ポジション&足つき(身長178cm 体重76kg)


ポジションは上体が直立していて疲れが少なく、ストリートでマシンをコントロールしやすい。段付きのシートはとても柔らかくて座り心地は良いのだが、シートが前傾しているので走っていると腰が前にずれてくる。

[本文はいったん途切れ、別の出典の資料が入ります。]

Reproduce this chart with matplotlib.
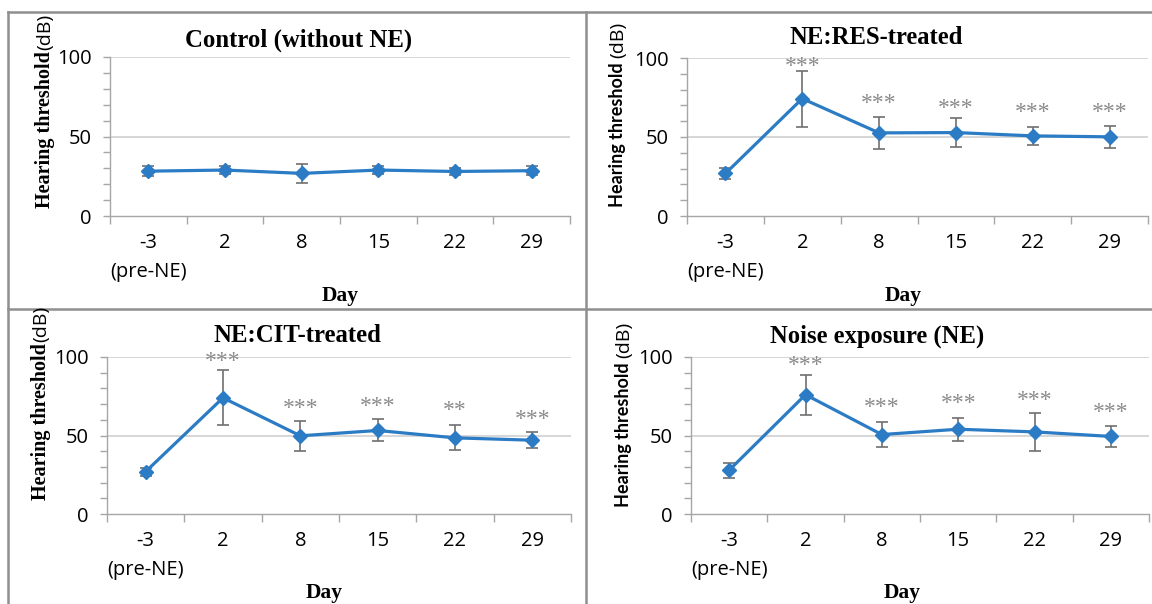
import matplotlib
matplotlib.use("Agg")
import matplotlib.pyplot as plt
from matplotlib.lines import Line2D
import numpy as np

W, H = 1152, 604
days = ["-3\n(pre-NE)", "2", "8", "15", "22", "29"]

titles = ["Control (without NE)", "NE:RES-treated", "NE:CIT-treated", "Noise exposure (NE)"]

ctrl_mean = [28.2, 28.9, 26.8, 28.9, 28.0, 28.5]
ctrl_err = [3.0, 2.5, 6.0, 2.5, 2.5, 3.0]
ctrl_sig = ["", "", "", "", "", ""]
ctrl_sig_y = [0, 0, 0, 0, 0, 0]

res_mean = [26.9, 74.3, 52.6, 52.8, 50.7, 50.1]
res_err = [3.6, 17.7, 10.3, 9.0, 5.5, 7.0]
res_sig = ["", "***", "***", "***", "***", "***"]
res_sig_y = [0, 96.4, 72.8, 69.5, 67.0, 67.0]

cit_mean = [27.0, 74.0, 49.8, 53.2, 48.5, 47.0]
cit_err = [2.5, 17.6, 9.6, 7.0, 7.9, 5.2]
cit_sig = ["", "***", "***", "***", "**", "***"]
cit_sig_y = [0, 98.5, 68.7, 70.2, 67.4, 61.7]

ne_mean = [27.9, 76.0, 50.6, 54.0, 52.3, 49.4]
ne_err = [4.9, 12.7, 8.0, 7.3, 12.2, 6.7]
ne_sig = ["", "***", "***", "***", "***", "***"]
ne_sig_y = [0, 96.2, 69.1, 72.1, 73.8, 66.0]

panels = [
    dict(mean=ctrl_mean, err=ctrl_err, sig=ctrl_sig, sig_y=ctrl_sig_y,
         box=(110, 570, 57, 216), title_span=(185, 412), title_y=40, day_xy=(340, 296),
         ylab_x=45, ylab_bottom=208, serif_ylab=True),
    dict(mean=res_mean, err=res_err, sig=res_sig, sig_y=res_sig_y,
         box=(687, 1148, 58, 216), title_span=(790, 963), title_y=38, day_xy=(903, 296),
         ylab_x=618, ylab_bottom=207, serif_ylab=False),
    dict(mean=cit_mean, err=cit_err, sig=cit_sig, sig_y=cit_sig_y,
         box=(107, 571, 357, 514), title_span=(213, 381), title_y=336, day_xy=(324, 593),
         ylab_x=41, ylab_bottom=500, serif_ylab=True),
    dict(mean=ne_mean, err=ne_err, sig=ne_sig, sig_y=ne_sig_y,
         box=(691, 1149, 357, 514), title_span=(770, 984), title_y=336, day_xy=(902, 593),
         ylab_x=624, ylab_bottom=507, serif_ylab=False),
]

blue = "#2b7cc4"
axis_gray = "#a6a6a6"
grid_gray = "#d0d0d0"
sans = "Open Sans"
sans_bold = "Lato"
serif = "Liberation Serif"

fig = plt.figure(figsize=(W / 100, H / 100), dpi=100)
fig.patch.set_facecolor("white")
renderer = fig.canvas.get_renderer()


def fx(px):
    return px / W


def fy(py):
    return 1 - py / H


def fit_text(t, target_px):
    bb = t.get_window_extent(renderer=renderer)
    if bb.width > 0:
        t.set_fontsize(t.get_fontsize() * target_px / bb.width)


x = np.arange(len(days))

for i, p in enumerate(panels):
    l, r, t, b = p["box"]
    ax = fig.add_axes([fx(l), fy(b), (r - l) / W, (b - t) / H])
    ax.set_xlim(-0.5, len(days) - 0.5)
    ax.set_ylim(0, 100)
    for s in ["top", "right"]:
        ax.spines[s].set_visible(False)
    for s in ["left", "bottom"]:
        ax.spines[s].set_color(axis_gray)
        ax.spines[s].set_linewidth(1.0)
    ax.set_yticks([0, 50, 100])
    ax.set_yticks(np.arange(0, 101, 10), minor=True)
    ax.tick_params(axis="y", which="both", direction="out", length=5, color=axis_gray, width=1.0)
    ax.tick_params(axis="y", which="major", labelsize=14.5, pad=8, labelcolor="#000000")
    for tl in ax.get_yticklabels():
        tl.set_fontfamily(sans)
    for yv in [50, 100]:
        ax.axhline(yv, color=grid_gray, lw=1.2, zorder=0)
    ax.set_xticks(np.arange(-0.5, len(days), 1.0))
    ax.set_xticklabels([])
    ax.tick_params(axis="x", which="major", direction="out", length=6, color=axis_gray, width=1.0)
    ax.set_xticks(x, minor=True)
    ax.set_xticklabels(days, minor=True, fontsize=14.5, fontfamily=sans, linespacing=1.6)
    ax.tick_params(axis="x", which="minor", length=0, pad=12)

    ax.errorbar(x, p["mean"], yerr=p["err"], color=blue, lw=2.3,
                marker="D", markersize=7, markerfacecolor=blue, markeredgecolor=blue,
                ecolor="#707070", elinewidth=1.2, capsize=4, capthick=1.2, zorder=3)
    for xi, s, sy in zip(x, p["sig"], p["sig_y"]):
        if s:
            ax.text(xi, sy - 1.5, s, ha="center", va="center", fontsize=17,
                    fontfamily=serif, color="#8a8a8a", zorder=4)

    ts = p["title_span"]
    tt = fig.text(fx((ts[0] + ts[1]) / 2), fy(p["title_y"]), titles[i], ha="center", va="center",
                  fontsize=17, fontweight="bold", fontfamily=serif)
    fit_text(tt, ts[1] - ts[0])
    dx, dy = p["day_xy"]
    fig.text(fx(dx), fy(dy), "Day", ha="center", va="center",
             fontsize=15.5, fontweight="bold", fontfamily=serif)
    if p["serif_ylab"]:
        yl = fig.text(fx(p["ylab_x"]), fy(p["ylab_bottom"]), "Hearing threshold", rotation=90,
                      ha="center", va="bottom", fontsize=14.5, fontweight="bold", fontfamily=serif)
    else:
        yl = fig.text(fx(p["ylab_x"]), fy(p["ylab_bottom"]), "Hearing threshold", rotation=90,
                      ha="center", va="bottom", fontsize=13, fontweight="bold", fontfamily=sans_bold)
    bb = yl.get_window_extent(renderer=renderer)
    gap = 1 if p["serif_ylab"] else 4
    fig.text(fx(p["ylab_x"]), (bb.y1 + gap) / H, "(dB)", rotation=90,
             ha="center", va="bottom", fontsize=14, fontfamily=sans)

border = "#8f8f8f"
lines = [
    ((8, 1152), (12, 12)),
    ((8, 8), (12, 604)),
    ((586, 586), (12, 604)),
    ((8, 1152), (309, 309)),
]
for xs, ys in lines:
    fig.add_artist(Line2D([fx(xs[0]), fx(xs[1])], [fy(ys[0]), fy(ys[1])],
                          color=border, lw=1.8, transform=fig.transFigure))

fig.savefig("out.png", dpi=100, facecolor="white")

足付きはあまり良くないがフルサイズのオフロードバイクであればこの程度だろう。両足をついた時に踵が軽く着く程度だ。

ディテール解説

フロントフォークは倒立でリーディングアクスル。インナーチューブ径はφ37mm。

 

249cc水冷SOHCエンジンを搭載。8000rpmで18kW、7000rpmで22.5Nmのトルクを発生。

 

キャブレターはCVタイプを使用する。

 

スイングアームは楕円断面。リアタイヤはyuanxingでサイズは120/80-18。

 

フロントブレーキは片押し2ポット。オンロードを走っているときでも制動力は必要十分。

 

水冷のエンジンは振動も少なめ。完成度は高い。

 

リアショックのスプリングは硬めの設定。イニシャルを調整することができる。

 

ステップは振動防振のラバーを装備。オフロード走行の場合はラバーを取り外すことができる。シフトレバーは可倒式。

 

段付きのシートの乗り心地は良好なのだが、座面が前傾していて腰が前にずれていくのが気になった。頑丈なリアキャリアが装備されている。

 

シート下にはバッテリーなどの電装品が収められている。

 

歯切れのよいシングルの排気音を聞かせてくれるサイレンサー。

 

個性的なライトカウル兼メーターバイザー。

 

小型のテールランプやウインカーなど灯火類はLED。。

 

左スイッチボックスは、ライトのオンオフ、ローハイの切り替え、ホーン、ウィンカースイッチを配置している。

 

右スイッチボックスにはキルスイッチとスターターボタンを配置。

 

ハンドルバーは高めなので、ポジションはリラックスしたものになる。ブリッジがないので、ハンドル剛性は低いのだけれど、そのおかげで手に伝わってくる振動は少ない。

 

デジタル表示のシンプルなメーター表示されるのは、速度と回転数、ギアポジションと燃料の残量、距離の積算計とトリップ。